In our OT reading from Isaiah 66, we read in verses 10 & 11:
Rejoice with Jerusalem, and be glad for her, all you who love her; rejoice with her in joy all who mourn over her; that you may nurse and be satisfied from her consoling breast; that you may drink deeply with delight from her glorious bosom.
Throughout Scripture, Jerusalem is not only representative of a physical city, where have the privilege of being right now, but it is also representative of the place where heaven comes to earth. It is representative of the kingdom of heaven touching earth, the place of encounter between God and humanity. And it is to be (as we read in these verses) a place of joy, but also a place of lament and of consolation; for do we not experience all of these emotions as we go through life?
Jerusalem, God’s kingdom here on earth, does not promise security, wealth or safety for all those who live and move and have their being within the God of love; but God does promise comfort, during the times of difficulty and suffering that inevitably will come our way. In verse 13 we read:
As a mother comforts her child, so I will comfort you; you shall be comforted in Jerusalem.

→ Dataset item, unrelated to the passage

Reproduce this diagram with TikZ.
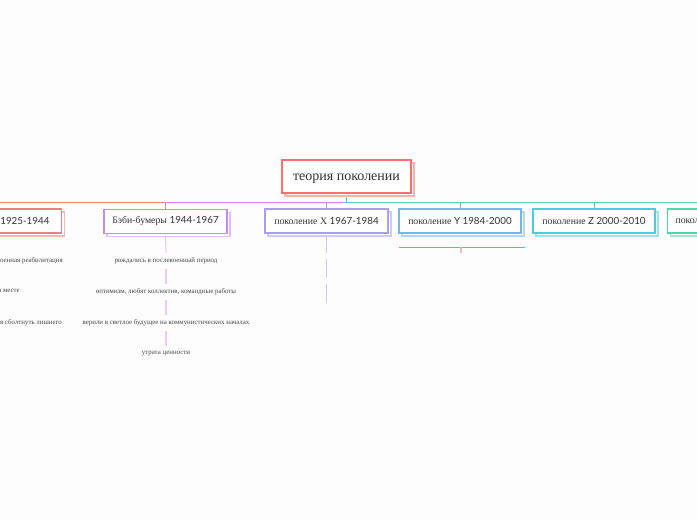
\documentclass[tikz,border=0pt]{standalone}
\usepackage{fontspec}
\setmainfont{Lato}
\newfontfamily\cy{Liberation Serif}
\usetikzlibrary{shadows,backgrounds}
\definecolor{bgc}{HTML}{FDFDFD}
\definecolor{cRoot}{HTML}{FF6E6E}
\definecolor{cRed}{HTML}{F47C7C}
\definecolor{cPurple}{HTML}{C98AEB}
\definecolor{cX}{HTML}{A89FF5}
\definecolor{cBlue}{HTML}{74B6F4}
\definecolor{cTeal}{HTML}{45D0DA}
\definecolor{cGreen}{HTML}{4DD8A8}
\definecolor{cPurpleL}{HTML}{EBCBF8}
\definecolor{cXL}{HTML}{CCC7F8}
\definecolor{cRedL}{HTML}{F9B5B5}
\definecolor{txt}{HTML}{333333}
\tikzset{
  topic/.style={draw=#1, line width=1.1pt, fill=white, minimum height=24pt,
    inner xsep=6pt, text=txt, font=\fontsize{9.8}{11}\selectfont,
    copy shadow={shadow xshift=3pt, shadow yshift=-3pt, draw=#1!55, fill=white, line width=1.1pt}},
  conn/.style={draw=#1, line width=0.9pt},
  subline/.style={draw=#1, line width=1.1pt},
  sub/.style={text=black!72, font=\cy\fontsize{6.9}{8}\selectfont, inner ysep=5pt, inner xsep=1pt},
}
\begin{document}
\begin{tikzpicture}[x=1pt,y=-1pt]
\useasboundingbox (0,0) rectangle (697,520);
\clip (0,0) rectangle (697,520);

% main topics
\node[topic=cRoot, minimum width=129pt, minimum height=33pt, text depth=1pt, font=\cy\fontsize{14}{16}\selectfont] (root) at (346.5,176.5) {\raisebox{-2pt}{теория поколении}};
\node[topic=cRed, anchor=east, text width=110pt, align=right, inner xsep=12pt] (n1) at (62,221) {\raisebox{-1pt}{1925-1944}};
\node[topic=cPurple, minimum width=123pt] (n2) at (165.5,221.5) {\raisebox{-1pt}{{\cy Бэби-бумеры} 1944-1967}};
\node[topic=cX, minimum width=123pt] (n3) at (326.5,221) {\raisebox{-1pt}{{\cy поколение X} 1967-1984}};
\node[topic=cBlue, minimum width=122pt] (n4) at (460,221) {\raisebox{-1pt}{{\cy поколение} Y 1984-2000}};
\node[topic=cTeal, minimum width=122pt] (n5) at (594,221) {\raisebox{-1pt}{{\cy поколение} Z 2000-2010}};
\node[topic=cGreen, anchor=west, text width=110pt, align=left, inner xsep=8pt] (n6) at (667,221) {\raisebox{-1pt}{\cy поколение}};

% sub items of first column
\node[sub, anchor=east] (a1) at (64,261) {послевоенная реабилитация};
\node[sub, anchor=east] (a2) at (21,292) {на одном месте};
\node[sub, anchor=east] (a3) at (63,323) {боятся сболтнуть лишнего};

% sub items of Baby boomers
\node[sub] (b1) at (166,261) {рождались в послевоенный период};
\node[sub] (b2) at (166,292) {оптимизм, любят коллектив, командные работы};
\node[sub] (b3) at (166,323) {верили в светлое будущее на коммунистических началах};
\node[sub] (b4) at (166,354) {утрата ценности};

% empty items of X
\coordinate (x1) at (326.5,253);
\coordinate (x2a) at (326.5,259);
\coordinate (x2b) at (326.5,278);
\coordinate (x3a) at (326.5,284);
\coordinate (x3b) at (326.5,303);

% empty item of Y
\coordinate (yl) at (399,247);
\coordinate (yr) at (525,247);
\coordinate (yt) at (461,247);
\coordinate (ytb) at (461,253);

\begin{scope}[on background layer]
\fill[bgc] (0,0) rectangle (697,520);
\draw[conn=cRed] (root.south) -- ++(0,9) -| (n1.north);
\draw[conn=cX] (root.south) -- ++(0,9) -| (n3.north);
\draw[conn=cPurple] (root.south) -- ++(0,9) -| (n2.north);
\draw[conn=cBlue] (root.south) -- ++(0,9) -| (n4.north);
\draw[conn=cTeal] (root.south) -- ++(0,9) -| (n5.north);
\draw[conn=cGreen] (root.south) -- ++(0,9) -| (n6.north);

\draw[subline=cPurpleL] (n2.south) -- (b1.north);
\draw[subline=cPurpleL] (b1.south) -- (b2.north);
\draw[subline=cPurpleL] (b2.south) -- (b3.north);
\draw[subline=cPurpleL] (b3.south) -- (b4.north);

\draw[subline=cXL] (n3.south) -- (x1);
\draw[subline=cXL] (x2a) -- (x2b);
\draw[subline=cXL] (x3a) -- (x3b);

\draw[conn=cRed] (yl) -- (yr);
\draw[subline=cRedL] (yt) -- (ytb);
\end{scope}
\end{tikzpicture}
\end{document}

We are called to go into the word in the name of Jesus. In the name of the one who is the prince of peace, with healing in his wings, and whose life embodies the word of God in everything that he says and does.
Jesus is calling us this morning.
Calling us from the barren wastelands of despair where we so often languish, calling us into service, calling us to go before him, preparing the way, so that his Kingdom of love, compassion and justice may be built, even in such a world as ours.
Glory be to the father, and to the son, and to the Holy Spirit, as it was in the beginning is now, and evermore shall be. Amen.